What you will likely see, if you go through this exercise, is that page views and video starts both tend to peak during the week versus the weekend and they both tend to peak during the mid-day hours versus the evening.    But video will peak less sharply and trough less, so that the video content ratio will actually peak on the off days and off hours.

The implied consumer behavior behind the pattern is the most interesting thing.    During peak traffic times when people are at work they’re looking for information in quicker, tighter hits.   They’re consuming everything in high quantities, text and video, but there there are inherent efficiencies for text.   During soft traffic times when people are more likely at home they’re less likely to be online and cruising content sites.  But when they are using content sites they are more in lean-back mode… and in a more conducive mood for watching videos.   Perhaps somewhat longer videos as well.

There may be a number of ways for site programming to take advantage of this picture…

Before leaving the topic, a few words on the video content ratio.   What’s wrong with this, aside from being yet one more calculated metric, are the various fudge factors.   Are there auto starts on various pages?    That will distort the ratio.   Does the implementation count some video starts as page views; are these completely exclusive definitions or is there some fuzzy overlap?   So there are certainly issues…let’s call it crude.

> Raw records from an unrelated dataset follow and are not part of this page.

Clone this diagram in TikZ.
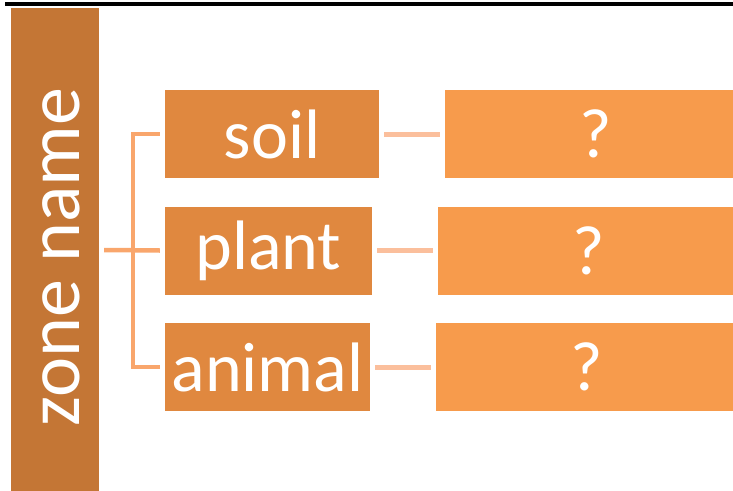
\documentclass[tikz,border=0pt]{standalone}
\usepackage{fontspec}
\setmainfont{Carlito}
\usepackage{tikz}
\usetikzlibrary{positioning}
\definecolor{barbrown}{HTML}{C47635}
\definecolor{kindorange}{HTML}{E0883F}
\definecolor{ansorange}{HTML}{F79B4C}
\definecolor{forkorange}{HTML}{F9A66C}
\definecolor{linkorange}{HTML}{FBBF9C}
\tikzset{
	boxnode/.style = {rectangle, inner sep=0pt, text centered, white,
		font=\fontsize{70}{80}\selectfont},
	zone_bar/.style = {rectangle, fill=barbrown, minimum width=88pt,
		minimum height=490pt},
	zone_txt/.style = {white, rotate=90, inner sep=0pt,
		font=\fontsize{76}{86}\selectfont},
	kind_box/.style = {boxnode, fill=kindorange, minimum height=88pt},
	ans_box/.style = {boxnode, fill=ansorange, minimum width=302pt,
		minimum height=88pt},
	fork_line/.style = {draw=forkorange, line width=4.5pt},
	link_line/.style = {draw=linkorange, line width=5pt,
		shorten <=5pt, shorten >=5pt}
}

\begin{document}
\begin{tikzpicture}[x=1pt,y=-1pt]
\clip (0,0) rectangle (733,490);
\draw [line width=4pt] (5,4) -- (733,4);
\node [zone_bar] (zone) at (55,253) {};
\node [zone_txt] (zonetxt) at (61,257) {zone name};
% middle column
\node [kind_box, minimum width=214pt] (soil) at (272,134) {soil};
\node [kind_box, minimum width=207pt] (plant) at (268.5,250.5) {plant};
\node [kind_box, minimum width=205pt] (animal) at (267.5,367) {animal};
% right column
\node [ans_box] (ans1) at (596,134) {?};
\node [ans_box] (ans2) at (589,250.5) {?};
\node [ans_box] (ans3) at (587,367) {?};
% connectors
\coordinate (fork) at (133,250);
\draw [fork_line] ([xshift=5pt]zone.east |- fork) -- ([xshift=-5pt]plant.west);
\draw [fork_line] ([xshift=-5pt]soil.west) -| (fork)
	|- ([xshift=-5pt]animal.west);
\draw [link_line] (soil) -- (ans1);
\draw [link_line] (plant) -- (ans2);
\draw [link_line] (animal) -- (ans3);
\end{tikzpicture}
\end{document}
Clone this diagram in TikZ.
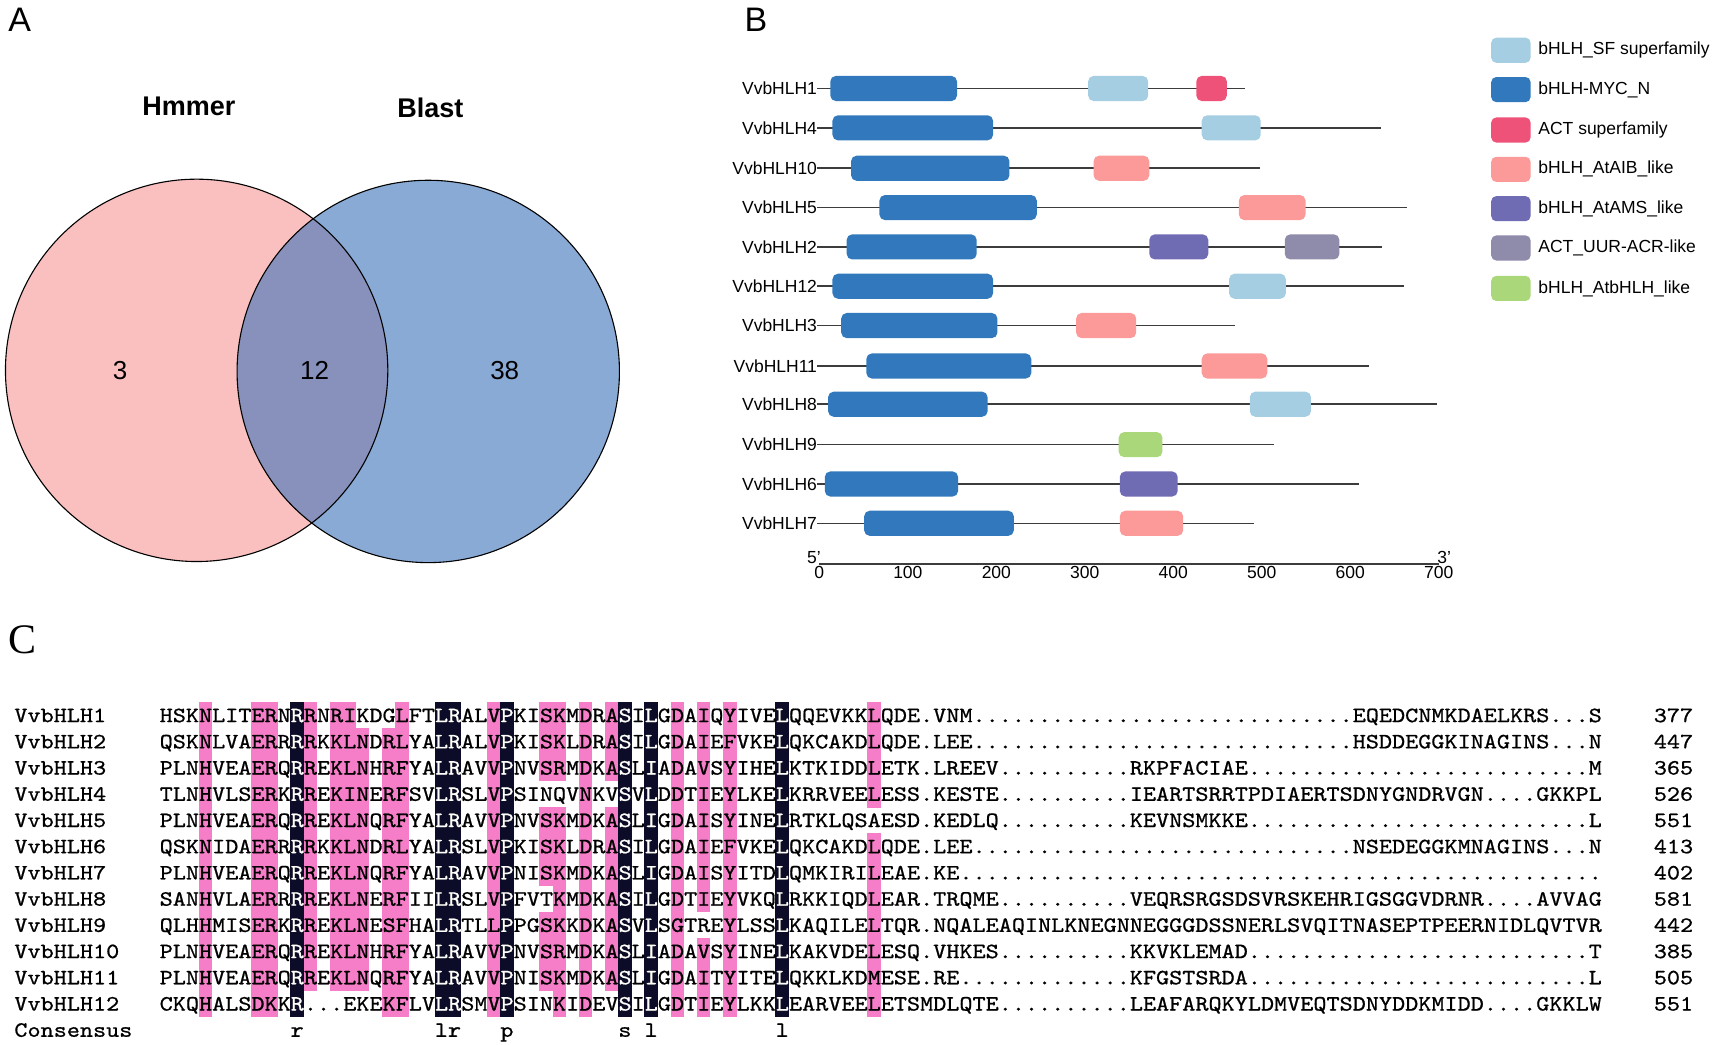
\documentclass[tikz,border=0pt]{standalone}
\usepackage{fontspec}
\setmainfont{Liberation Sans}
\newfontfamily\seqfont{lmmono10-regular.otf}[FakeStretch=1.1429,FakeBold=0.8]
\newfontfamily\serfont{Liberation Serif}
\ExplSyntaxOn
\cs_new:Npn \seqdots #1 { \prg_replicate:nn {#1} {.} }
\ExplSyntaxOff
\definecolor{vpink}{RGB}{250,192,192}
\definecolor{vblue}{RGB}{137,170,213}
\definecolor{vover}{RGB}{136,145,188}
\definecolor{cSF}{RGB}{166,206,227}
\definecolor{cMYC}{RGB}{49,121,188}
\definecolor{cACT}{RGB}{239,82,120}
\definecolor{cAIB}{RGB}{251,154,153}
\definecolor{cAMS}{RGB}{112,108,180}
\definecolor{cUUR}{RGB}{143,139,170}
\definecolor{cAtb}{RGB}{170,215,122}
\definecolor{hpink}{RGB}{246,125,200}
\definecolor{hblack}{RGB}{12,12,40}
\definecolor{plinec}{RGB}{60,60,60}
\tikzset{
  seq/.style={font=\seqfont\fontsize{21.85}{24}\selectfont, inner sep=0pt, anchor=base west},
  blab/.style={font=\fontsize{17.5}{20}\selectfont, inner sep=0pt},
  panel/.style={font=\fontsize{34}{40}\selectfont, inner sep=0pt},
  vnum/.style={font=\fontsize{26}{30}\selectfont, inner sep=0pt},
  vtitle/.style={font=\bfseries\fontsize{27}{30}\selectfont, inner sep=0pt},
  protline/.style={draw=plinec, line width=1.6pt},
}
\newcommand\domn[4]{\fill[#1, rounded corners=5.5pt] (#2,{#4-11.5}) rectangle (#3,{#4+11.5});}
\newcommand\pk[4]{\fill[hpink] ({146+12*#1-0.2},{643+24*(#3-1)-0.2}) rectangle ({146+12*(#2+1)+0.2},{643+24*#4+0.2});}
\def\alnrows{1/VvbHLH1/{HSKNLITERNRRNRIKDGLFTLRALVPKISKMDRASILGDAIQYIVELQQEVKKLQDE.VNM\seqdots{29}EQEDCNMKDAELKRS\seqdots{3}S}/377,
2/VvbHLH2/{QSKNLVAERRRRKKLNDRLYALRALVPKISKLDRASILGDAIEFVKELQKCAKDLQDE.LEE\seqdots{29}HSDDEGGKINAGINS\seqdots{3}N}/447,
3/VvbHLH3/{PLNHVEAERQRREKLNHRFYALRAVVPNVSRMDKASLIADAVSYIHELKTKIDDLETK.LREEV\seqdots{10}RKPFACIAE\seqdots{26}M}/365,
4/VvbHLH4/{TLNHVLSERKRREKINERFSVLRSLVPSINQVNKVSVLDDTIEYLKELKRRVEELESS.KESTE\seqdots{10}IEARTSRRTPDIAERTSDNYGNDRVGN\seqdots{4}GKKPL}/526,
5/VvbHLH5/{PLNHVEAERQRREKLNQRFYALRAVVPNVSKMDKASLIGDAISYINELRTKLQSAESD.KEDLQ\seqdots{10}KEVNSMKKE\seqdots{26}L}/551,
6/VvbHLH6/{QSKNIDAERRRRKKLNDRLYALRSLVPKISKLDRASILGDAIEFVKELQKCAKDLQDE.LEE\seqdots{29}NSEDEGGKMNAGINS\seqdots{3}N}/413,
7/VvbHLH7/{PLNHVEAERQRREKLNQRFYALRAVVPNISKMDKASLIGDAISYITDLQMKIRILEAE.KE\seqdots{49}}/402,
8/VvbHLH8/{SANHVLAERRRREKLNERFIILRSLVPFVTKMDKASILGDTIEYVKQLRKKIQDLEAR.TRQME\seqdots{10}VEQRSRGSDSVRSKEHRIGSGGVDRNR\seqdots{4}AVVAG}/581,
9/VvbHLH9/{QLHHMISERKRREKLNESFHALRTLLPPGSKKDKASVLSGTREYLSSLKAQILELTQR.NQALEAQINLKNEGNNEGGGDSSNERLSVQITNASEPTPEERNIDLQVTVR}/442,
10/VvbHLH10/{PLNHVEAERQRREKLNHRFYALRAVVPNVSRMDKASLIADAVSYINELKAKVDELESQ.VHKES\seqdots{10}KKVKLEMAD\seqdots{26}T}/385,
11/VvbHLH11/{PLNHVEAERQRREKLNQRFYALRAVVPNISKMDKASLIGDAITYITELQKKLKDMESE.RE\seqdots{13}KFGSTSRDA\seqdots{26}L}/505,
12/VvbHLH12/{CKQHALSDKKR\seqdots{3}EKEKFLVLRSMVPSINKIDEVSILGDTIEYLKKLEARVEELETSMDLQTE\seqdots{10}LEAFARQKYLDMVEQTSDNYDDKMIDD\seqdots{4}GKKLW}/551}
\begin{document}
\begin{tikzpicture}[x=1.0925pt,y=-1.0925pt]
\useasboundingbox (0,0) rectangle (1568,956.5);
% ---------- Panel A ----------
\node[panel] (pA) at (18,18) {A};
\fill[vpink] (180,339) circle (175);
\fill[vblue] (392,340) circle (175);
\begin{scope}
  \clip (180,339) circle (175);
  \fill[vover] (392,340) circle (175);
\end{scope}
\draw[line width=1.1pt] (180,339) circle (175);
\draw[line width=1.1pt] (392,340) circle (175);
\node[vtitle] (hm) at (173,97) {Hmmer};
\node[vtitle] (bl) at (394,99) {Blast};
\node[vnum] (n3) at (110,339) {3};
\node[vnum] (n12) at (288,339) {12};
\node[vnum] (n38) at (462,339) {38};
% ---------- Panel B ----------
\node[panel] (pB) at (692,18) {B};
\foreach \nm/\yy/\xe in {VvbHLH1/81/1140,VvbHLH4/117/1264,VvbHLH10/154/1153,VvbHLH5/190/1288,VvbHLH2/226/1265,VvbHLH12/262/1285,VvbHLH3/298/1130,VvbHLH11/335/1253,VvbHLH8/370/1315,VvbHLH9/407/1166,VvbHLH6/443/1244,VvbHLH7/479/1148}{
  \node[blab, anchor=east] (lab-\nm) at (748,\yy) {\nm};
  \coordinate (end-\nm) at (\xe,\yy);
  \draw[protline] (lab-\nm.east) -- (end-\nm);
}
\domn{cMYC}{760}{876}{81}\domn{cSF}{996}{1051}{81}\domn{cACT}{1095}{1123}{81}
\domn{cMYC}{762}{909}{117}\domn{cSF}{1100}{1154}{117}
\domn{cMYC}{779}{924}{154}\domn{cAIB}{1001}{1052}{154}
\domn{cMYC}{805}{949}{190}\domn{cAIB}{1134}{1195}{190}
\domn{cMYC}{775}{894}{226}\domn{cAMS}{1052}{1106}{226}\domn{cUUR}{1176}{1226}{226}
\domn{cMYC}{762}{909}{262}\domn{cSF}{1125}{1177}{262}
\domn{cMYC}{770}{913}{298}\domn{cAIB}{985}{1040}{298}
\domn{cMYC}{793}{944}{335}\domn{cAIB}{1100}{1160}{335}
\domn{cMYC}{758}{904}{370}\domn{cSF}{1144}{1200}{370}
\domn{cAtb}{1024}{1064}{407}
\domn{cMYC}{755}{877}{443}\domn{cAMS}{1025}{1078}{443}
\domn{cMYC}{791}{928}{479}\domn{cAIB}{1025}{1083}{479}
\coordinate (ax0) at (750,516);
\coordinate (ax1) at (1317,516);
\draw[draw=plinec, line width=1.8pt] (ax0) -- (ax1);
\foreach \k/\t in {0/0,1/100,2/200,3/300,4/400,5/500,6/600,7/700}{
  \node[blab, anchor=north] (tk\k) at ({750+81*\k},518) {\t};
}
\node[blab, anchor=south] (p5) at (745,516) {5'};
\node[blab, anchor=south] (p3) at (1322,516) {3'};
% legend
\foreach \c/\yy/\t in {cSF/46/bHLH\_SF superfamily,cMYC/82/bHLH-MYC\_N,cACT/119/ACT superfamily,cAIB/155/bHLH\_AtAIB\_like,cAMS/191/bHLH\_AtAMS\_like,cUUR/227/ACT\_UUR-ACR-like,cAtb/264/bHLH\_AtbHLH\_like}{
  \fill[\c, rounded corners=5pt] (1365,{\yy-11.5}) rectangle (1401,{\yy+11.5});
  \node[blab, anchor=west] (lg-\c) at (1408,\yy) {\t};
}
% ---------- Panel C ----------
\node[inner sep=0pt, font=\serfont\fontsize{42}{46}\selectfont] (pC) at (21,586) {C};
\pk{3}{3}{1}{12}
\pk{7}{8}{1}{12}
\pk{11}{11}{1}{11}
\pk{13}{14}{1}{1}\pk{13}{15}{2}{11}
\pk{18}{18}{1}{1}\pk{17}{18}{2}{12}
\pk{25}{25}{1}{12}
\pk{29}{30}{1}{3}\pk{29}{30}{5}{7}\pk{30}{30}{8}{8}\pk{29}{30}{9}{11}\pk{30}{30}{12}{12}
\pk{32}{32}{1}{12}
\pk{34}{34}{1}{3}\pk{34}{34}{5}{11}
\pk{39}{39}{1}{12}
\pk{41}{41}{1}{8}\pk{41}{41}{10}{12}
\pk{43}{43}{1}{12}
\pk{54}{54}{1}{4}\pk{54}{54}{6}{12}
\foreach \c in {10,21,22,26,35,37,47}{
  \fill[hblack] ({146+12*\c-0.2},643) rectangle ({158+12*\c+0.2},931);
}
\foreach \r/\nm/\sq/\num in \alnrows {
  \node[seq] (nm\r) at (13,{655+24*(\r-1)+6}) {\nm};
  \node[seq] (sq\r) at (146,{655+24*(\r-1)+6}) {\sq};
  \node[seq, anchor=base east] (num\r) at (1550,{655+24*(\r-1)+6}) {\num};
}
\begin{scope}
  \clip \foreach \c in {10,21,22,26,35,37,47}{ ({146+12*\c},643) rectangle ({158+12*\c},931) };
  \foreach \r/\nm/\sq/\num in \alnrows {
    \node[seq, text=white] (wsq\r) at (146,{655+24*(\r-1)+6}) {\sq};
  }
\end{scope}
\node[seq] (cons) at (13,949) {Consensus};
\foreach \c/\t in {10/r,21/l,22/r,26/p,35/s,37/l,47/l}{
  \node[seq, anchor=base] (cs\c) at ({152+12*\c},949) {\t};
}
\end{tikzpicture}
\end{document}
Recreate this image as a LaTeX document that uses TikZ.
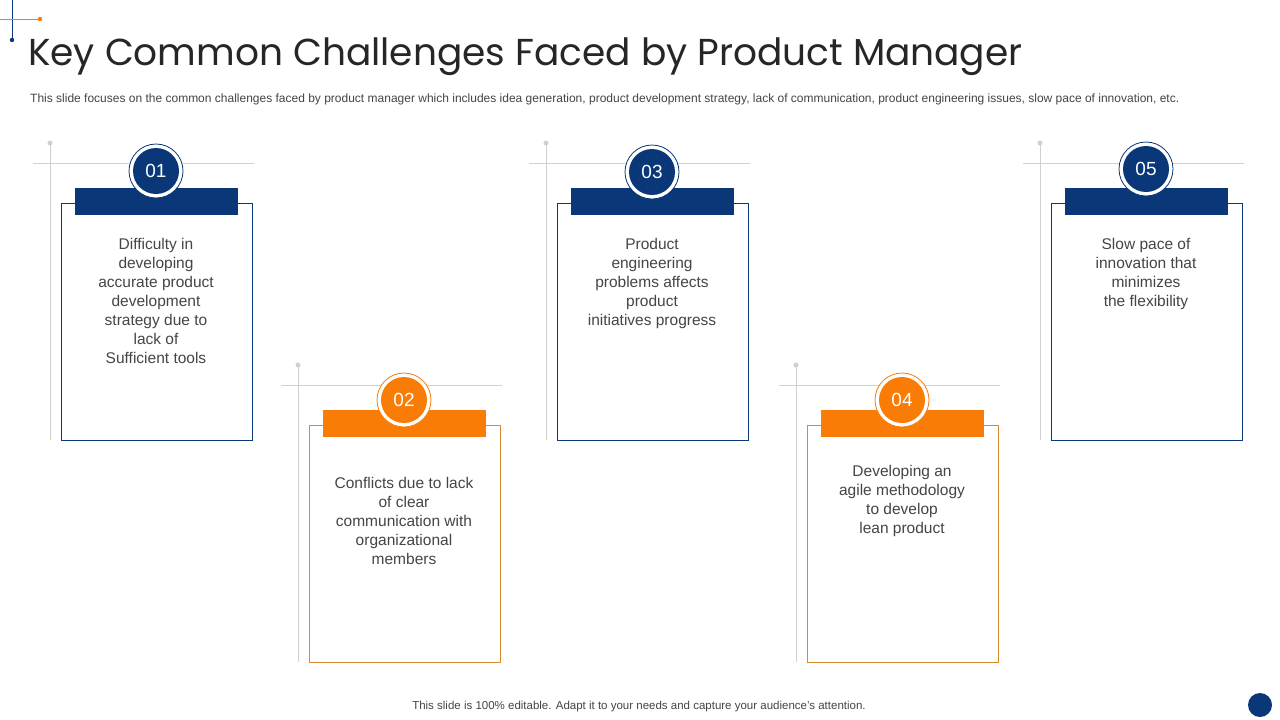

And yet there are various uses, as you can see.   It’s helpful, when looking at video trends for a site to benchmark them against total traffic trends, to see if video is merely trending with the site or on a distinct trajectory.   It’s useful, when there are a number of sites in a portfolio, to see which are doing relatively better in delivering video content relative to each traffic base.   Accepting its warts, the video content ratio is a way to break down data silos and look at the big picture.   And that’s always a good thing.